Tenía apenas 18 años cuando su hijo nació. Jamás había visto a la madre, por entonces una muchacha de 21, que maravillada, recibía a este tesoro entre sus brazos. Pasaron casi 4 años antes de que ellos se encontraran y se enamoraran profundamente.
Entonces, también vio al pequeño por primera vez. Era un tierno pre-escolar que le invitó a jugar Nintendo. Desde aquella ocasión, ya no se separaron. Él se preocupa del colegio del niño, de que nada le falte y que esté bien. Que aprenda matemáticas, lenguaje y tenga vocación por el estudio. El chico mañosea un poco, pero obedece. Ya no es un pre-escolar, sino un teenager. Las palabras de “su padre” (sí, el que siempre ha estado y con quien sabe que cuenta) son fundamentales para él. Tanto lo admira, que incluso imita sus frases típicas - en el mismo tono - y concuerda en todo lo que él piensa.
Otra historia: Estaba en la sala de espera del hospital, ansioso por conocer a su nieta. Le habían contado que estaba sana y en buenas condiciones, pero él quería verla. Cuando por fin salió de neonatología, refunfuñó ante su esposa e hijos: “¿por qué no me dijeron que era tan linda?”. Desde entonces, su corazón fue para ella.

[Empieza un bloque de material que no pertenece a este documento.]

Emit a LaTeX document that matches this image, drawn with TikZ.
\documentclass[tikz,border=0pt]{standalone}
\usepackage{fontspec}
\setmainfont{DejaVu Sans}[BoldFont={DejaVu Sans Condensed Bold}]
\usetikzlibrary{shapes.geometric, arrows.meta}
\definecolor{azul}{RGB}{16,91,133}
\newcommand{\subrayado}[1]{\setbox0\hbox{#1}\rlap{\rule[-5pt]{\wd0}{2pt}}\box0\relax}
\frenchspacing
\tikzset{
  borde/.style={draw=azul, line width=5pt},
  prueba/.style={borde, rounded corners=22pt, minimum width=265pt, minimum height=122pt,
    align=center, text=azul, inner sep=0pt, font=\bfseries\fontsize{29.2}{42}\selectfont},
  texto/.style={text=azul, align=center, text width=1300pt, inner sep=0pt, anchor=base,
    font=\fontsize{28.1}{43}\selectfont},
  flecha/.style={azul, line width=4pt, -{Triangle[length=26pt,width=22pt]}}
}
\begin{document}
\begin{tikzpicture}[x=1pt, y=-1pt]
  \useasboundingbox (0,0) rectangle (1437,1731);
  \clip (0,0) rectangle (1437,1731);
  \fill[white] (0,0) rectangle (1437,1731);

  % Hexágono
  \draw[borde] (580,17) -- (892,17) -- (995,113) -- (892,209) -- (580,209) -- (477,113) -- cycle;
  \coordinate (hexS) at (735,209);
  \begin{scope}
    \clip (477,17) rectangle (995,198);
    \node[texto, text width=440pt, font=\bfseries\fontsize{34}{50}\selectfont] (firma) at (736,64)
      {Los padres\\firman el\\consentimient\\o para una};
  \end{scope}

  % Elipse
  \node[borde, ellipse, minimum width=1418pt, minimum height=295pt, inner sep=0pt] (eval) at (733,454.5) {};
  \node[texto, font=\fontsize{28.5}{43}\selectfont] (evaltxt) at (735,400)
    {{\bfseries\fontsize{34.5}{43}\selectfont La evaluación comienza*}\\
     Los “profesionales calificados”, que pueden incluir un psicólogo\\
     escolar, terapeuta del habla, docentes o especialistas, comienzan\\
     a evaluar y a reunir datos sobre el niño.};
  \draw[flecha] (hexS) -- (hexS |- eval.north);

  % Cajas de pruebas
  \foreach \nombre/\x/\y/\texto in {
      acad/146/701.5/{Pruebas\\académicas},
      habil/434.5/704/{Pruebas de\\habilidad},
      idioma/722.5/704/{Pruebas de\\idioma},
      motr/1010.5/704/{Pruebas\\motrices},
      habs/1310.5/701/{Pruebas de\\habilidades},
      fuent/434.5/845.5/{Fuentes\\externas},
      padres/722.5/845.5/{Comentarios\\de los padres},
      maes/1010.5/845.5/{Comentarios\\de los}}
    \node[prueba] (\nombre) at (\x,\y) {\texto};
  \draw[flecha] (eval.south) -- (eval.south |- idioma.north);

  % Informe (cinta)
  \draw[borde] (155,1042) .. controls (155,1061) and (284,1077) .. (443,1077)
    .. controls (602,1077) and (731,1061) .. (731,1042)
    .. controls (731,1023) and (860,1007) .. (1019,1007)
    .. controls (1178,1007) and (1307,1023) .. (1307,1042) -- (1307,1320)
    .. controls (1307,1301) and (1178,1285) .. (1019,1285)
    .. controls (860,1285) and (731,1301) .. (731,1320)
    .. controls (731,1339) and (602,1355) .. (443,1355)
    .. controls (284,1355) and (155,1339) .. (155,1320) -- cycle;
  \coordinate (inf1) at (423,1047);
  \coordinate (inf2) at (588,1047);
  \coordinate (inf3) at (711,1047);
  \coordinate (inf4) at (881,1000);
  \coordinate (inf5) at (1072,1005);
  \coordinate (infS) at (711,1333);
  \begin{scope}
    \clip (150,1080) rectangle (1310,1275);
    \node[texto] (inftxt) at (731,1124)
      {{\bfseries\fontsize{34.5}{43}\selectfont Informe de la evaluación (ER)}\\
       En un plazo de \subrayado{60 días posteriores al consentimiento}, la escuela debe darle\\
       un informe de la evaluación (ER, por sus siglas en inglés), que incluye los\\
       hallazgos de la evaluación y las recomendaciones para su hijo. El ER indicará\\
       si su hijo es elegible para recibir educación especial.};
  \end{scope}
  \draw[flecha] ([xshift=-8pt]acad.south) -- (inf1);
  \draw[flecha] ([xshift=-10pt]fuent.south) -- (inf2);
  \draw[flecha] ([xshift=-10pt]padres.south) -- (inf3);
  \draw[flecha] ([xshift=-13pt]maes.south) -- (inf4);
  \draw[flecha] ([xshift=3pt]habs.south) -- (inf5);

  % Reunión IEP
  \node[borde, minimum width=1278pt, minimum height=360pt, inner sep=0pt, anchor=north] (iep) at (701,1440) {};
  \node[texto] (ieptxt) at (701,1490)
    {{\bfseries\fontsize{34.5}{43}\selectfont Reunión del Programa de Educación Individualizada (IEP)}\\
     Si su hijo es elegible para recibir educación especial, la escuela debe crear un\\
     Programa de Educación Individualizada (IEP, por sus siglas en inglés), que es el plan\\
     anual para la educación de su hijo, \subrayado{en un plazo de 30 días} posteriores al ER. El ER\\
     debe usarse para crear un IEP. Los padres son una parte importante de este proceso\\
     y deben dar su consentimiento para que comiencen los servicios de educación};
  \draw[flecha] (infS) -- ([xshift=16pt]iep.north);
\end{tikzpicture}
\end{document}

La niña fue creciendo y, cada mañana, ambos compartían muy lindos momentos. Le contaba cuentos que él mismo inventaba, sobre un caballo llamado Hucke. En ocasiones, también le hablaba de un pollito negro como azabache, discriminado por su color, pero genial como ninguno. Cantaba canciones, siendo el tango la favorita de sus melodías. Ambos las coreaban y - en ocasiones - cambiaban la letra, riendo. Tanto la amaba que, al volver a casa, la sorprendía con serenatas. Hizo de su infancia una auténtica maravilla.
Un par de veces la regañó porque se ponía desobediente. Pero después, lloraba junto a ella y hacían las paces rápidamente. Cuando supo que padecía un agresivo cáncer, su preocupación fue una sola: no la vería crecer. Suplicó a todos sus cercanos que la cuidaran como haría él. La niña no dimensionó la terrible situación familiar que en su hogar se vivía. No, porque él siempre estaba sonriente, dispuesto a jugar e incluso le enviaba entretenidas cartas durante sus hospitalizaciones. Un día, simplemente, cerró sus ojos por siempre. Ella aún tiene lágrimas para llorar su ausencia.

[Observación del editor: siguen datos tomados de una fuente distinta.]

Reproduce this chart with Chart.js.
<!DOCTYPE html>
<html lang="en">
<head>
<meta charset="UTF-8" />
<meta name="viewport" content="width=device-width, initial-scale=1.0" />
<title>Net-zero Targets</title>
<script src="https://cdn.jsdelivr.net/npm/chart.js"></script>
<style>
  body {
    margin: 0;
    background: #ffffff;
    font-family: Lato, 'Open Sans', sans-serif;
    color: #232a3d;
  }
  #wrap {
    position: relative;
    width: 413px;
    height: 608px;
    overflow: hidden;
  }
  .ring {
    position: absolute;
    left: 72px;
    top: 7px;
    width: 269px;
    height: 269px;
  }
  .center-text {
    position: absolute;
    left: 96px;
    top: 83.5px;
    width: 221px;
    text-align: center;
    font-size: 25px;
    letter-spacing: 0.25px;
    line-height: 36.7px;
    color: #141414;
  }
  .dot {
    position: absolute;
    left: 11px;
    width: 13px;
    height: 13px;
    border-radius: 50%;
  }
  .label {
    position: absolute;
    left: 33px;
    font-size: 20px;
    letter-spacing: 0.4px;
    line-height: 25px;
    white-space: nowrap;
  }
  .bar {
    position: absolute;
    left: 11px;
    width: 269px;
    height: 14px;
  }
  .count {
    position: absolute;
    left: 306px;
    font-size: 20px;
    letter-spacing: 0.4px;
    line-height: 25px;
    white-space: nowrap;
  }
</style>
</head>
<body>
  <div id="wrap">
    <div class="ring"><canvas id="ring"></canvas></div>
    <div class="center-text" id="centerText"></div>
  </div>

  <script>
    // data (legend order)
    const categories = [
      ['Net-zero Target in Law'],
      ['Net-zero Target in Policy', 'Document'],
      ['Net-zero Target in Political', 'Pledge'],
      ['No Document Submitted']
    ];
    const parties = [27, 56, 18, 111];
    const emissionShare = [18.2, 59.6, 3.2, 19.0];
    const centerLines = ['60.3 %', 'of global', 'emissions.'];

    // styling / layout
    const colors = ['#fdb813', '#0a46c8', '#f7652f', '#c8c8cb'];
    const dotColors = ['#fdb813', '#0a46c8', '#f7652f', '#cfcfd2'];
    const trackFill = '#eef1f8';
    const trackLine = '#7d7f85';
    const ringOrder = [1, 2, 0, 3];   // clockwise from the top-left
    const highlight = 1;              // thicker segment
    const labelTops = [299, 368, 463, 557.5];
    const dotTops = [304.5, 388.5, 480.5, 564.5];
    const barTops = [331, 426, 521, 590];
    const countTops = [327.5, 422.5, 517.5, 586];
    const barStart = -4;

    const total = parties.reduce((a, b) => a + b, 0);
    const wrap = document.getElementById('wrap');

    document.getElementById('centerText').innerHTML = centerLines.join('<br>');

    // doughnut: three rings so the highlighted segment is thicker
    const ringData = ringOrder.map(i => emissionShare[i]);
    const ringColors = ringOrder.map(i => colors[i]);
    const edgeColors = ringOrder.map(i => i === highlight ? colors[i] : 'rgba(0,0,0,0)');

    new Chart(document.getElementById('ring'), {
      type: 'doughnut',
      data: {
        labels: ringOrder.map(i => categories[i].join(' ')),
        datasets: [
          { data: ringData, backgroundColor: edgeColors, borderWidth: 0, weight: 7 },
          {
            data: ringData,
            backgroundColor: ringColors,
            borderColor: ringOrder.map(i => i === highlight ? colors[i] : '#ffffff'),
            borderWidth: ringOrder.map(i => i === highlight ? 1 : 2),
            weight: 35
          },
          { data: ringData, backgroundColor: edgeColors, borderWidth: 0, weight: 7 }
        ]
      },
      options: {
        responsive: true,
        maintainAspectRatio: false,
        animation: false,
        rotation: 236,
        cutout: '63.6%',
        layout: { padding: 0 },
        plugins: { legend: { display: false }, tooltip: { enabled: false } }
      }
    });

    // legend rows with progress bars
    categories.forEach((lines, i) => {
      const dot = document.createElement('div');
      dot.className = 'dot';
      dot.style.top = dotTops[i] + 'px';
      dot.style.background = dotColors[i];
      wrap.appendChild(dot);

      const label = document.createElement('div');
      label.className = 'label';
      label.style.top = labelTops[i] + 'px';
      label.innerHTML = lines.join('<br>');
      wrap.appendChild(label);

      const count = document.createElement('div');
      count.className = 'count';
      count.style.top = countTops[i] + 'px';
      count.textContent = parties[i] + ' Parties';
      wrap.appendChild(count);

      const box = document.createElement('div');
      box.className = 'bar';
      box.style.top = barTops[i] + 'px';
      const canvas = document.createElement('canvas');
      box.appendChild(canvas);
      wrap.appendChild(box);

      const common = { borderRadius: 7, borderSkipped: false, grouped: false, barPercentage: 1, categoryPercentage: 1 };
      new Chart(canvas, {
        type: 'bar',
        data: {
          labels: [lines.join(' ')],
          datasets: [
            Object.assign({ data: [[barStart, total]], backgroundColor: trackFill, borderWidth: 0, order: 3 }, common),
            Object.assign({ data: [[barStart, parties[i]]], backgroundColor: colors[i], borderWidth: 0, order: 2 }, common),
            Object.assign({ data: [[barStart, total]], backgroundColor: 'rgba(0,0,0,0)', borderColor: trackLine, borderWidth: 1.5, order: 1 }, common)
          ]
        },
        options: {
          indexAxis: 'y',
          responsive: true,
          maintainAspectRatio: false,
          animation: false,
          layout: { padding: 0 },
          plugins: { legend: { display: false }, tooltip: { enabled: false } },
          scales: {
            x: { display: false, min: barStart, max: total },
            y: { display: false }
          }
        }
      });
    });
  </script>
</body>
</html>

Ambos casos son reales. Estos dos hombres maravillosos que describo no engendraron a sus hijos, pero son tanto o más padres que ninguno. Porque fue su opción. Y de eso se trata, de cómo han participado de sus vidas en forma crucial, dejando una huella tan honda, que ni el tiempo inclemente puede borrar. Porque ser padres es algo muy grande. Progenitor puede ser cualquiera, pero el concepto “padre” sólo los verdaderos hombres pueden llenarlo. Por eso, a ellos y a todos los que como ellos se lucen en este rol, ¡un Muy Feliz Día, de todo corazón!